### [REQUIRED TASK]
Below are some records: retype them all exactly, but not the pictures.

### [DATASET CONTENT]
-- start --
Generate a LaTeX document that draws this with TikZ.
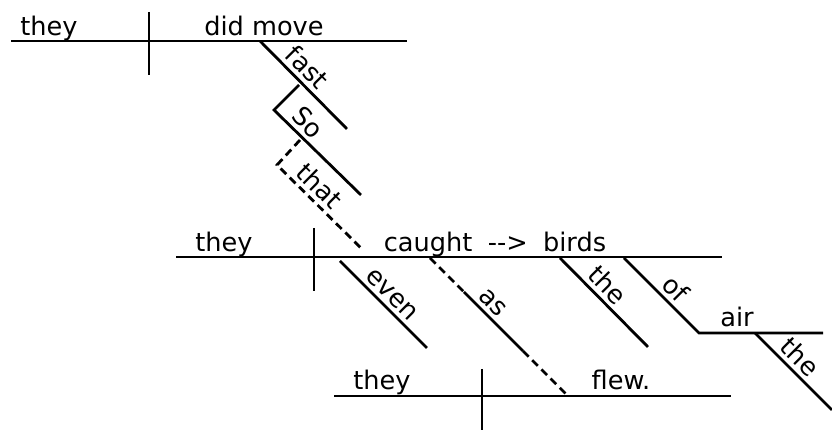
\documentclass[tikz,border=0pt]{standalone}
\usepackage{fontspec}
\setmainfont{DejaVu Sans}
\begin{document}
\begin{tikzpicture}[x=0.5pt, y=-0.5pt, line width=1.4pt,
    word/.style={anchor=base, inner sep=0pt, font=\fontsize{12.8}{15}\selectfont},
    modifier/.style={sloped, above, inner sep=2pt, font=\fontsize{12.8}{15}\selectfont},
    link/.style={dash pattern=on 4pt off 2.5pt}]
    \useasboundingbox (0,0) rectangle (832,431);

    % first clause
    \coordinate (a0) at (11,41);   \coordinate (a1) at (407,41);
    \coordinate (ad0) at (149,12); \coordinate (ad1) at (149,75);
    \node [word] (they1) at (49,36) {they};
    \node [word] (move) at (264,36) {did move};

    % second clause
    \coordinate (b0) at (176,257); \coordinate (b1) at (722,257);
    \coordinate (bd0) at (314,228); \coordinate (bd1) at (314,291);
    \node [word] (they2) at (224,252) {they};
    \node [word] (caught) at (495,252) {caught\hspace{0.6em}-{}->\hspace{0.6em}birds};

    % third clause
    \coordinate (c0) at (334,396); \coordinate (c1) at (731,396);
    \coordinate (cd0) at (482,369); \coordinate (cd1) at (482,430);
    \node [word] (they3) at (382,390) {they};
    \node [word] (flew) at (621,390) {flew.};

    \draw (a0) -- (a1);  \draw (ad0) -- (ad1);
    \draw (b0) -- (b1);  \draw (bd0) -- (bd1);
    \draw (c0) -- (c1);  \draw (cd0) -- (cd1);

    % modifiers
    \coordinate (f0) at (260,41);  \coordinate (f1) at (347,129);
    \coordinate (so0) at (299,85); \coordinate (so1) at (274,110); \coordinate (so2) at (361,195);
    \coordinate (th0) at (300,140); \coordinate (th1) at (277,165); \coordinate (th2) at (363,250);
    \coordinate (e0) at (340,261); \coordinate (e1) at (427,348);
    \coordinate (as0) at (430,258); \coordinate (as1) at (464,292);
    \coordinate (as2) at (523,351); \coordinate (as3) at (567,395);
    \coordinate (t0) at (560,258); \coordinate (t1) at (648,347);
    \coordinate (of0) at (624,258); \coordinate (of1) at (699,333); \coordinate (air1) at (823,333);
    \coordinate (u0) at (755,333); \coordinate (u1) at (832,410);

    \node [word] (air) at (737,327) {air};

    \draw (f0) -- node [modifier, pos=0.42] (fast) {fast} (f1);
    \draw (so0) -- (so1) -- node [modifier, pos=0.27] (so) {So} (so2);
    \draw [link] (th0) -- (th1) -- node [modifier, pos=0.37] (that) {that} (th2);
    \draw (e0) -- node [modifier, pos=0.49] (even) {even} (e1);
    \draw [link] (as0) -- (as1);
    \draw (as1) -- node [modifier, pos=0.33] (as) {as} (as2);
    \draw [link] (as2) -- (as3);
    \draw (t0) -- node [modifier, pos=0.42] (the1) {the} (t1);
    \draw (of0) -- node [modifier, pos=0.55] (of) {of} (of1) -- (air1);
    \draw (u0) -- node [modifier, pos=0.45] (the2) {the} (u1);
\end{tikzpicture}
\end{document}
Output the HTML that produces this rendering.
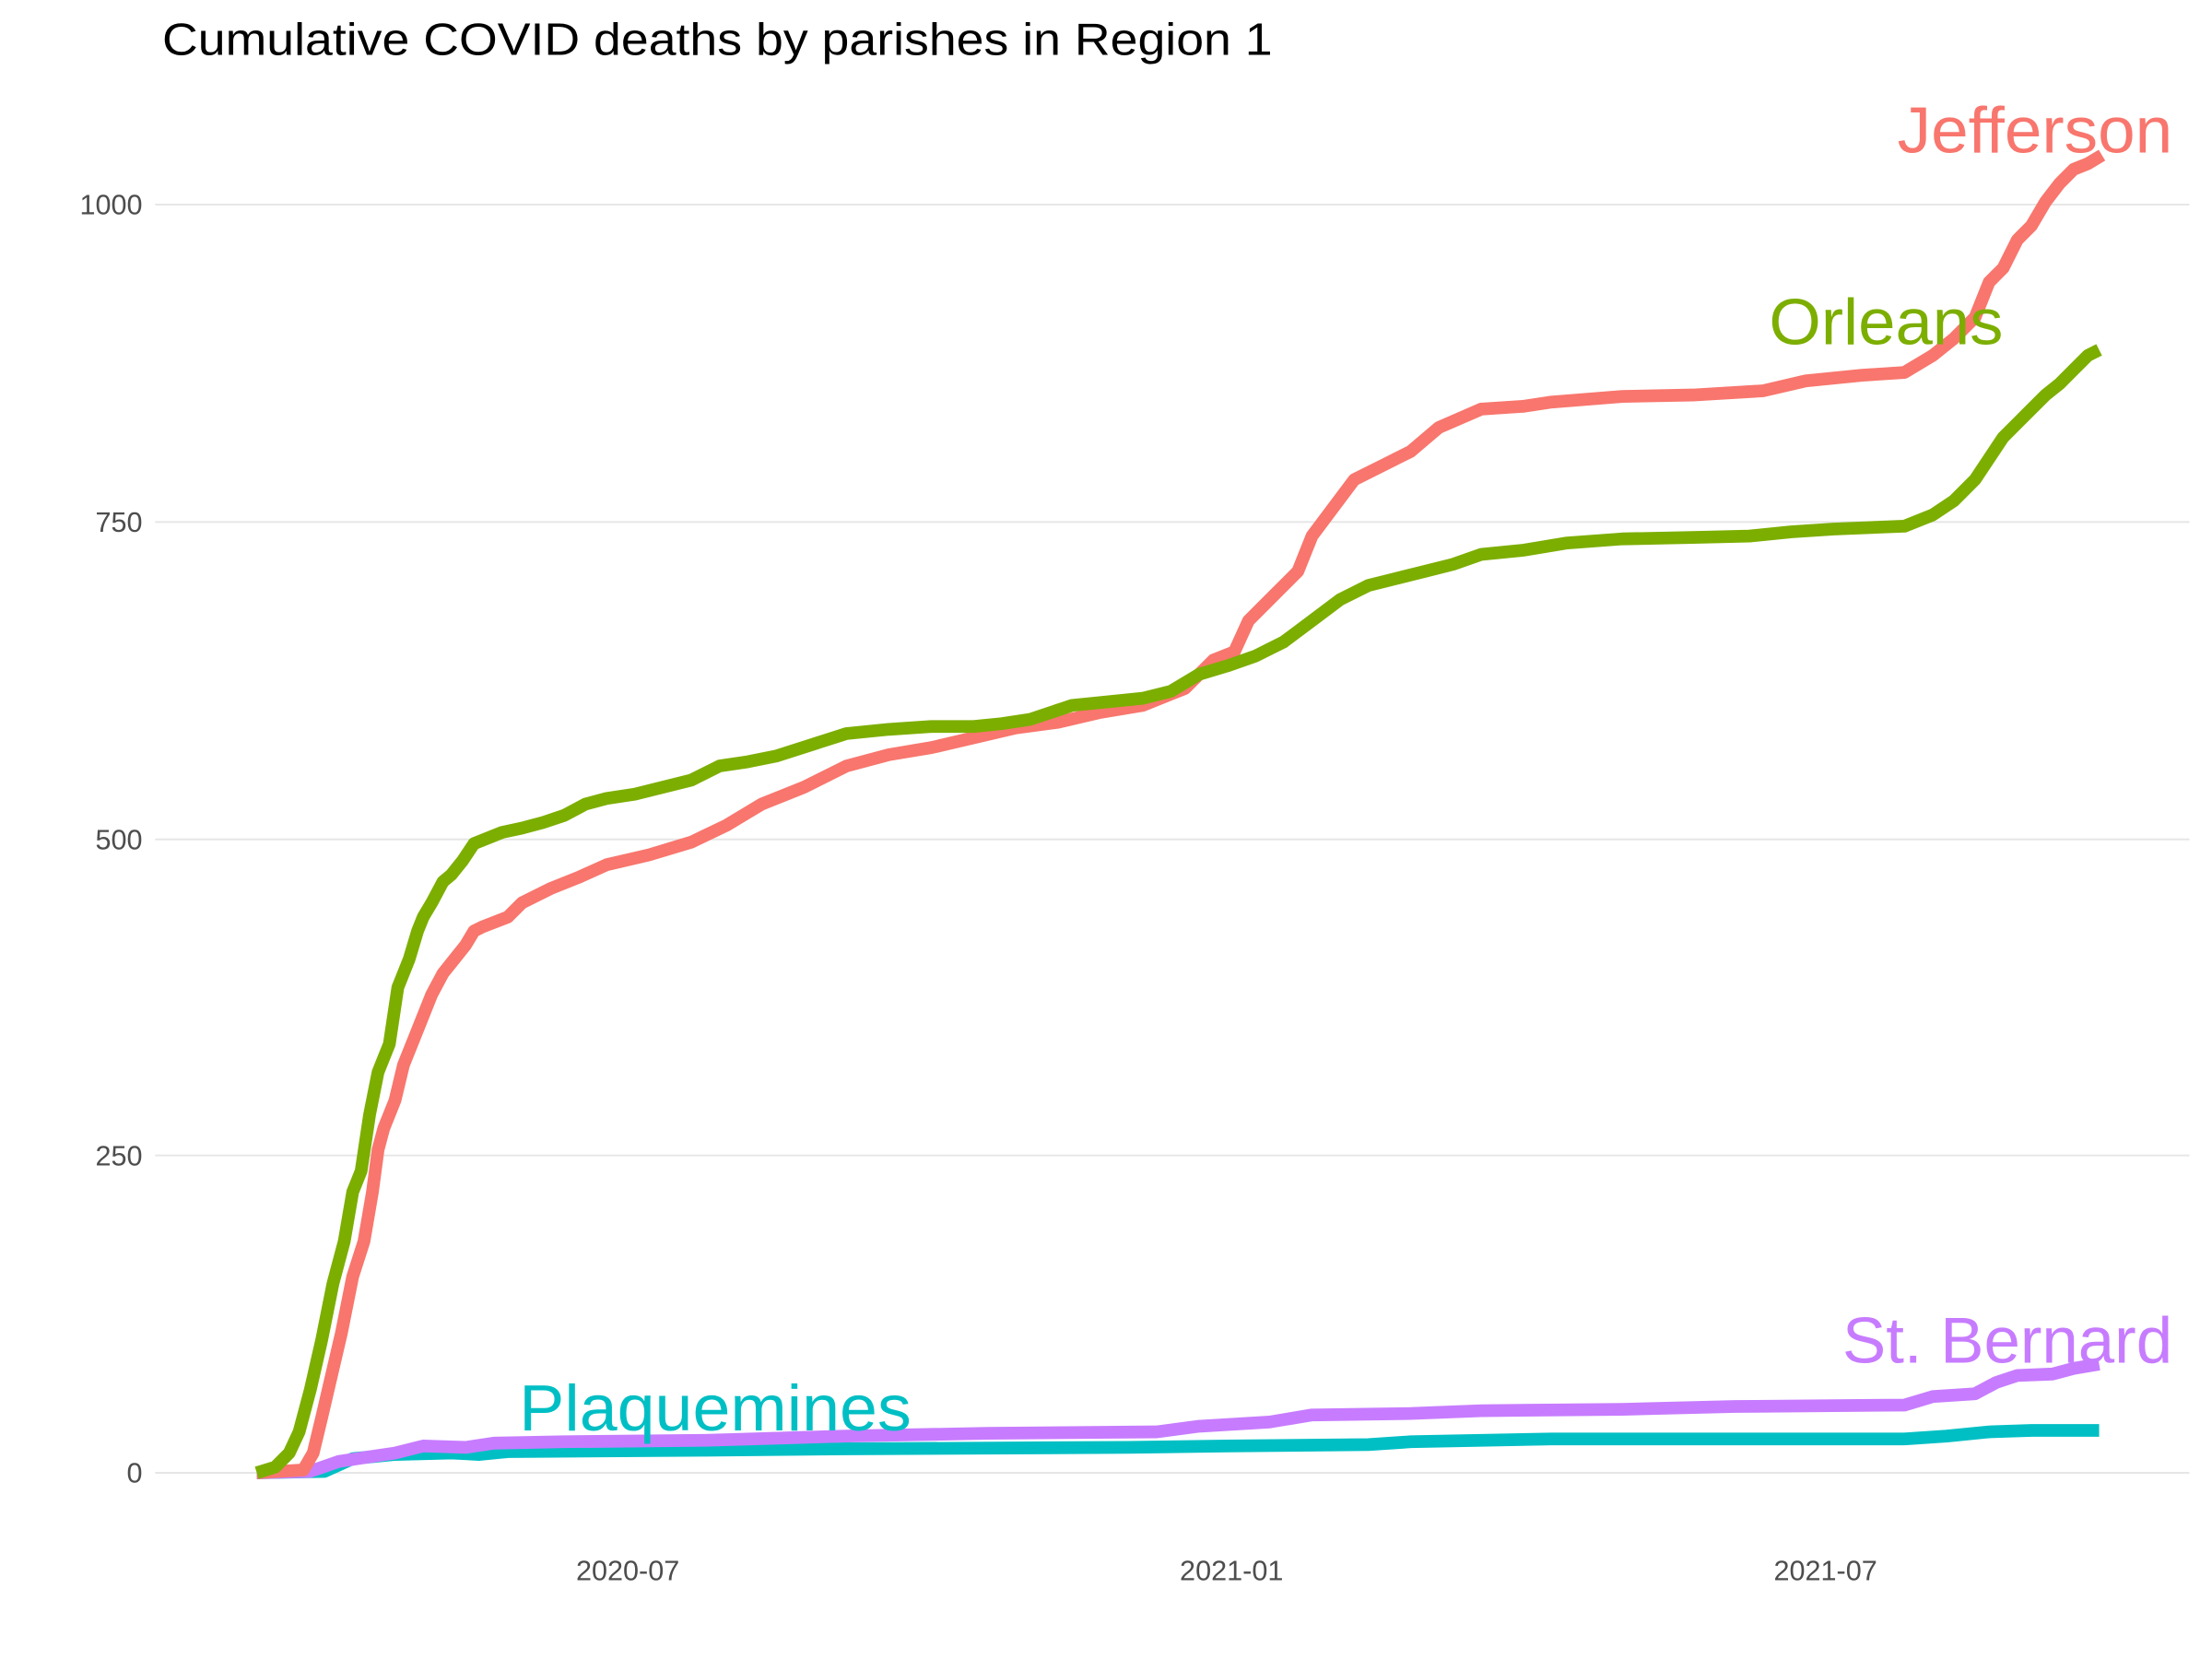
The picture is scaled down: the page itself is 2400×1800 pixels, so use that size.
<!DOCTYPE html>
<html><head><meta charset="utf-8"><style>html,body{margin:0;padding:0;background:#fff}svg{display:block}</style></head>
<body>
<svg width="2400" height="1800" viewBox="0 0 1568 1176" xmlns="http://www.w3.org/2000/svg" font-family="Liberation Sans, DejaVu Sans, sans-serif">
<rect width="1568" height="1176" fill="#fff"/>
<g stroke="#e6e6e6" stroke-width="1.3">
<line x1="110" x2="1552" y1="145" y2="145"/>
<line x1="110" x2="1552" y1="370" y2="370"/>
<line x1="110" x2="1552" y1="595" y2="595"/>
<line x1="110" x2="1552" y1="819" y2="819"/>
<line x1="110" x2="1552" y1="1044" y2="1044"/>
</g>
<g fill="#4d4d4d" font-size="20" text-anchor="end">
<text x="101" y="152">1000</text>
<text x="101" y="377">750</text>
<text x="101" y="602">500</text>
<text x="101" y="826">250</text>
<text x="101" y="1051">0</text>
</g>
<g fill="#4d4d4d" font-size="20" text-anchor="middle">
<text x="445" y="1120">2020-07</text>
<text x="873" y="1120">2021-01</text>
<text x="1294" y="1120">2021-07</text>
</g>
<text x="115" y="39" font-size="32" fill="#000" textLength="787" lengthAdjust="spacingAndGlyphs">Cumulative COVID deaths by parishes in Region 1</text>
<g fill="none" stroke-width="9" stroke-linejoin="round">
<polyline stroke="#00BFC4" points="182,1044 230,1043 250,1034 280,1031 320,1030 340,1031 360,1029 500,1028 600,1027 800,1026 870,1025 970,1024 1000,1022 1100,1020 1350,1020 1380,1018 1410,1015 1440,1014 1488,1014"/>
<polyline stroke="#C77CFF" points="182,1044 220,1043 240,1036 260,1033 280,1030 300,1025 330,1026 350,1023 400,1022 500,1021 600,1018 700,1016 820,1015 850,1011 900,1008 930,1003 1000,1002 1050,1000 1150,999 1230,997 1350,996 1370,990 1400,988 1415,980 1430,975 1455,974 1470,970 1488,967"/>
<polyline stroke="#F8766D" points="182,1044 215,1042 222,1030 228,1005 235,975 242,945 250,905 258,880 264,845 268,815 272,800 280,780 286,755 292,740 300,720 306,705 314,690 322,680 330,670 336,660 342,657 360,650 370,640 390,630 410,622 430,613 460,606 490,597 515,585 540,570 570,558 600,543 630,535 660,530 690,523 720,516 750,512 780,505 810,500 840,488 860,468 875,462 885,440 900,425 920,405 930,380 945,360 960,340 980,330 1000,320 1020,303 1050,290 1080,288 1100,285 1150,281 1200,280 1250,277 1280,270 1320,266 1350,264 1370,252 1385,240 1400,225 1410,200 1420,190 1430,170 1440,160 1450,143 1460,130 1470,120 1480,116 1490,110"/>
<polyline stroke="#7CAE00" points="182,1044 195,1040 205,1030 212,1015 220,985 228,950 236,910 244,880 250,845 256,830 262,790 268,760 276,740 282,700 290,680 296,660 300,650 306,640 314,625 320,620 328,610 336,598 346,594 356,590 370,587 385,583 400,578 415,570 430,566 450,563 470,558 490,553 510,543 530,540 550,536 575,528 600,520 630,517 660,515 690,515 710,513 730,510 760,500 790,497 810,495 830,490 850,478 870,472 890,465 910,455 930,440 950,425 970,415 990,410 1010,405 1030,400 1050,393 1080,390 1110,385 1150,382 1200,381 1240,380 1270,377 1300,375 1350,373 1370,365 1385,355 1400,340 1410,325 1420,310 1430,300 1440,290 1450,280 1460,272 1470,262 1480,252 1488,248"/>
</g>
<g font-size="46">
<text x="1345" y="108" fill="#F8766D" textLength="195" lengthAdjust="spacingAndGlyphs">Jefferson</text>
<text x="1254" y="244" fill="#7CAE00" textLength="166" lengthAdjust="spacingAndGlyphs">Orleans</text>
<text x="1306" y="966" fill="#C77CFF" textLength="234" lengthAdjust="spacingAndGlyphs">St. Bernard</text>
<text x="368" y="1014" fill="#00BFC4" textLength="278" lengthAdjust="spacingAndGlyphs">Plaquemines</text>
</g>
</svg>
</body></html>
-- end --
### [WRITTEN SOLUTION]
Generate a LaTeX document that draws this with TikZ.
\documentclass[tikz,border=0pt]{standalone}
\usepackage{fontspec}
\setmainfont{DejaVu Sans}
\begin{document}
\begin{tikzpicture}[x=0.5pt, y=-0.5pt, line width=1.4pt,
    word/.style={anchor=base, inner sep=0pt, font=\fontsize{12.8}{15}\selectfont},
    modifier/.style={sloped, above, inner sep=2pt, font=\fontsize{12.8}{15}\selectfont},
    link/.style={dash pattern=on 4pt off 2.5pt}]
    \useasboundingbox (0,0) rectangle (832,431);

    % first clause
    \coordinate (a0) at (11,41);   \coordinate (a1) at (407,41);
    \coordinate (ad0) at (149,12); \coordinate (ad1) at (149,75);
    \node [word] (they1) at (49,36) {they};
    \node [word] (move) at (264,36) {did move};

    % second clause
    \coordinate (b0) at (176,257); \coordinate (b1) at (722,257);
    \coordinate (bd0) at (314,228); \coordinate (bd1) at (314,291);
    \node [word] (they2) at (224,252) {they};
    \node [word] (caught) at (495,252) {caught\hspace{0.6em}-{}->\hspace{0.6em}birds};

    % third clause
    \coordinate (c0) at (334,396); \coordinate (c1) at (731,396);
    \coordinate (cd0) at (482,369); \coordinate (cd1) at (482,430);
    \node [word] (they3) at (382,390) {they};
    \node [word] (flew) at (621,390) {flew.};

    \draw (a0) -- (a1);  \draw (ad0) -- (ad1);
    \draw (b0) -- (b1);  \draw (bd0) -- (bd1);
    \draw (c0) -- (c1);  \draw (cd0) -- (cd1);

    % modifiers
    \coordinate (f0) at (260,41);  \coordinate (f1) at (347,129);
    \coordinate (so0) at (299,85); \coordinate (so1) at (274,110); \coordinate (so2) at (361,195);
    \coordinate (th0) at (300,140); \coordinate (th1) at (277,165); \coordinate (th2) at (363,250);
    \coordinate (e0) at (340,261); \coordinate (e1) at (427,348);
    \coordinate (as0) at (430,258); \coordinate (as1) at (464,292);
    \coordinate (as2) at (523,351); \coordinate (as3) at (567,395);
    \coordinate (t0) at (560,258); \coordinate (t1) at (648,347);
    \coordinate (of0) at (624,258); \coordinate (of1) at (699,333); \coordinate (air1) at (823,333);
    \coordinate (u0) at (755,333); \coordinate (u1) at (832,410);

    \node [word] (air) at (737,327) {air};

    \draw (f0) -- node [modifier, pos=0.42] (fast) {fast} (f1);
    \draw (so0) -- (so1) -- node [modifier, pos=0.27] (so) {So} (so2);
    \draw [link] (th0) -- (th1) -- node [modifier, pos=0.37] (that) {that} (th2);
    \draw (e0) -- node [modifier, pos=0.49] (even) {even} (e1);
    \draw [link] (as0) -- (as1);
    \draw (as1) -- node [modifier, pos=0.33] (as) {as} (as2);
    \draw [link] (as2) -- (as3);
    \draw (t0) -- node [modifier, pos=0.42] (the1) {the} (t1);
    \draw (of0) -- node [modifier, pos=0.55] (of) {of} (of1) -- (air1);
    \draw (u0) -- node [modifier, pos=0.45] (the2) {the} (u1);
\end{tikzpicture}
\end{document}
Output the HTML that produces this rendering.
The picture is scaled down: the page itself is 2400×1800 pixels, so use that size.
<!DOCTYPE html>
<html><head><meta charset="utf-8"><style>html,body{margin:0;padding:0;background:#fff}svg{display:block}</style></head>
<body>
<svg width="2400" height="1800" viewBox="0 0 1568 1176" xmlns="http://www.w3.org/2000/svg" font-family="Liberation Sans, DejaVu Sans, sans-serif">
<rect width="1568" height="1176" fill="#fff"/>
<g stroke="#e6e6e6" stroke-width="1.3">
<line x1="110" x2="1552" y1="145" y2="145"/>
<line x1="110" x2="1552" y1="370" y2="370"/>
<line x1="110" x2="1552" y1="595" y2="595"/>
<line x1="110" x2="1552" y1="819" y2="819"/>
<line x1="110" x2="1552" y1="1044" y2="1044"/>
</g>
<g fill="#4d4d4d" font-size="20" text-anchor="end">
<text x="101" y="152">1000</text>
<text x="101" y="377">750</text>
<text x="101" y="602">500</text>
<text x="101" y="826">250</text>
<text x="101" y="1051">0</text>
</g>
<g fill="#4d4d4d" font-size="20" text-anchor="middle">
<text x="445" y="1120">2020-07</text>
<text x="873" y="1120">2021-01</text>
<text x="1294" y="1120">2021-07</text>
</g>
<text x="115" y="39" font-size="32" fill="#000" textLength="787" lengthAdjust="spacingAndGlyphs">Cumulative COVID deaths by parishes in Region 1</text>
<g fill="none" stroke-width="9" stroke-linejoin="round">
<polyline stroke="#00BFC4" points="182,1044 230,1043 250,1034 280,1031 320,1030 340,1031 360,1029 500,1028 600,1027 800,1026 870,1025 970,1024 1000,1022 1100,1020 1350,1020 1380,1018 1410,1015 1440,1014 1488,1014"/>
<polyline stroke="#C77CFF" points="182,1044 220,1043 240,1036 260,1033 280,1030 300,1025 330,1026 350,1023 400,1022 500,1021 600,1018 700,1016 820,1015 850,1011 900,1008 930,1003 1000,1002 1050,1000 1150,999 1230,997 1350,996 1370,990 1400,988 1415,980 1430,975 1455,974 1470,970 1488,967"/>
<polyline stroke="#F8766D" points="182,1044 215,1042 222,1030 228,1005 235,975 242,945 250,905 258,880 264,845 268,815 272,800 280,780 286,755 292,740 300,720 306,705 314,690 322,680 330,670 336,660 342,657 360,650 370,640 390,630 410,622 430,613 460,606 490,597 515,585 540,570 570,558 600,543 630,535 660,530 690,523 720,516 750,512 780,505 810,500 840,488 860,468 875,462 885,440 900,425 920,405 930,380 945,360 960,340 980,330 1000,320 1020,303 1050,290 1080,288 1100,285 1150,281 1200,280 1250,277 1280,270 1320,266 1350,264 1370,252 1385,240 1400,225 1410,200 1420,190 1430,170 1440,160 1450,143 1460,130 1470,120 1480,116 1490,110"/>
<polyline stroke="#7CAE00" points="182,1044 195,1040 205,1030 212,1015 220,985 228,950 236,910 244,880 250,845 256,830 262,790 268,760 276,740 282,700 290,680 296,660 300,650 306,640 314,625 320,620 328,610 336,598 346,594 356,590 370,587 385,583 400,578 415,570 430,566 450,563 470,558 490,553 510,543 530,540 550,536 575,528 600,520 630,517 660,515 690,515 710,513 730,510 760,500 790,497 810,495 830,490 850,478 870,472 890,465 910,455 930,440 950,425 970,415 990,410 1010,405 1030,400 1050,393 1080,390 1110,385 1150,382 1200,381 1240,380 1270,377 1300,375 1350,373 1370,365 1385,355 1400,340 1410,325 1420,310 1430,300 1440,290 1450,280 1460,272 1470,262 1480,252 1488,248"/>
</g>
<g font-size="46">
<text x="1345" y="108" fill="#F8766D" textLength="195" lengthAdjust="spacingAndGlyphs">Jefferson</text>
<text x="1254" y="244" fill="#7CAE00" textLength="166" lengthAdjust="spacingAndGlyphs">Orleans</text>
<text x="1306" y="966" fill="#C77CFF" textLength="234" lengthAdjust="spacingAndGlyphs">St. Bernard</text>
<text x="368" y="1014" fill="#00BFC4" textLength="278" lengthAdjust="spacingAndGlyphs">Plaquemines</text>
</g>
</svg>
</body></html>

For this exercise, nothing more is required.